Achevé en 1917, dans une période de troubles, Le Joueur n’eut pas de chance. Ni les chanteurs ni les théâtres n’en voulaient. Quand Prokofiev révisa sa partition en 1927-1928, on n’en voulut pas davantage dans le paradis soviétique. Bruxelles le découvrit en 1929, mais le Bolchoï attendit 1963 et Guennadi Rojdestvenski, qui célébrait ainsi le dixième anniversaire de la mort du compositeur. Paris l’entendit en 1956, en version de concert, grâce à l’infatigable Charles Bruck. La production lyonnaise constitue donc une première française, puisque celle du Mariinski, présentée dans la capitale en 1996 par Valéry Gergiev, était un produit d’importation. Ce Joueur constitue d’ailleurs, avec La Colonie pénitentiaire de Philipp Glass et Le Vin herbé de Frank Martin, une sorte de trilogie consacré par l’Opéra de Lyon à des « héros perdus », thème de sa saison 2008-2009.

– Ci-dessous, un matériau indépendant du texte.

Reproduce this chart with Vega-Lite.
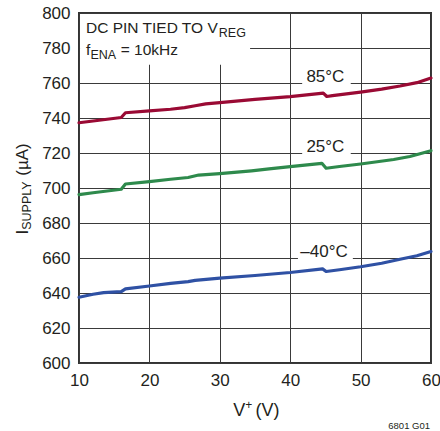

Le Joueur est difficile, très difficile même pour tout le monde. Le rythme infernal du jeu secoue un orchestre chauffé à blanc – au troisième acte, l’évocation virtuose des salles de Roulottenbourg relève de l’hallucination musicale. Les chanteurs doivent se plier à une déclamation qui ne ménage guère leur voix et a de quoi mettre à mal celle d’un héros quasi omniprésent, alors que l’orchestre ne semble pas se soucier d’eux. A la fois tragique et grinçante, cette adaptation musicale du roman de Dostoïevski porte bien la signature du Prokofiev le plus corrosif, comme L’Amour des trois oranges et L’Ange de feu.

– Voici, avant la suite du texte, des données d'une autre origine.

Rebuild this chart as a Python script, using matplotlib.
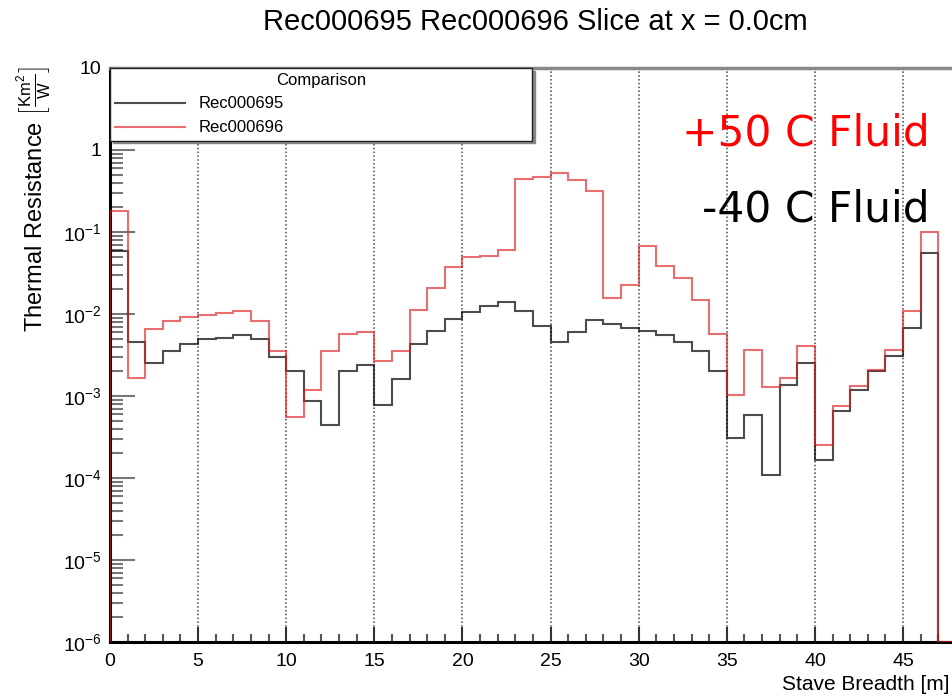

Nouveau directeur musical de l’Opéra de Lyon, Kazushi Ono avait inauguré son règne par un concert. Le voici pour la première fois dans la fosse, maîtrisant la partition avec une assurance incroyable – c’est un familier de Prokofiev, dont il a gravé à Bruxelles une intégrale des Concertos pour piano avec Abdel Rahman El Bacha. Non content de débrouiller un écheveau polyphonique particulièrement complexe, l’ancien directeur de la Monnaie fouette ses musiciens et tient le public en haleine, dosant parfaitement la dynamique là où guette la tentation du désordre bruyant et de la densité opaque. Il trouve surtout l’équilibre entre une tension jamais relâchée et une souplesse de direction qui dégage les lignes et dévoile les combinaisons de timbre.


La distribution est remarquable d’homogénéité, jusqu’aux petits rôles – essentiels dans un opéra où l’atmosphère du casino ne compte pas moins que les destins qui s’y défont. Le ténor sonore de l’Ukrainien Misha Didyk n’a rien à craindre d’Alexeï, qu’il chante avec insolence, y mettant la folie d’Hermann et en faisant un vrai personnage de Dostoïevski. Autre Ukrainien, Alexander Teliga impressionne par sa superbe voix de basse et campe un Général aussi pitoyable que cupide. Eberhard Francesco Lorenz est parfait en Marquis abusant de la Polina hystérique et douloureuse de Kristine Opolais. Marianna Tarasova tranche sur les Baboulenka vieillissantes où des chanteuses sur le déclin font leur numéro : si elle accuse une pointe d’acidité, la voix rayonne de santé et l’interprétation garde une tenue, une sobriété exemplaires.


Représentant l’avant-garde de la mise en scène polonaise avec Krzysztof Warlikowski, Grzegorz Jarzyna signe une production très réussie, avec une direction d’acteurs précise et juste. Est-on dans l’entre-deux-guerres, dans la nomenklatura des années soixante ou chez les parvenus de l’ère post-soviétique ? Le jeu, le sexe et la drogue y ont en tout cas le même pouvoir délétère et aliénant, à tel point que les personnages, parfois, se muent en automates grotesques. Plongée dans une pénombre où les joueurs semblent danser une chorégraphie d’ombres chinoises, la salle de jeu, à la fin de l’opéra, prend une dimension fantastique. Le beau décor de Magdalena Maria Maciejewska est unique, signe d’enfermement névrotique : chacun ira, sans retour possible, jusqu’au bout de sa nuit.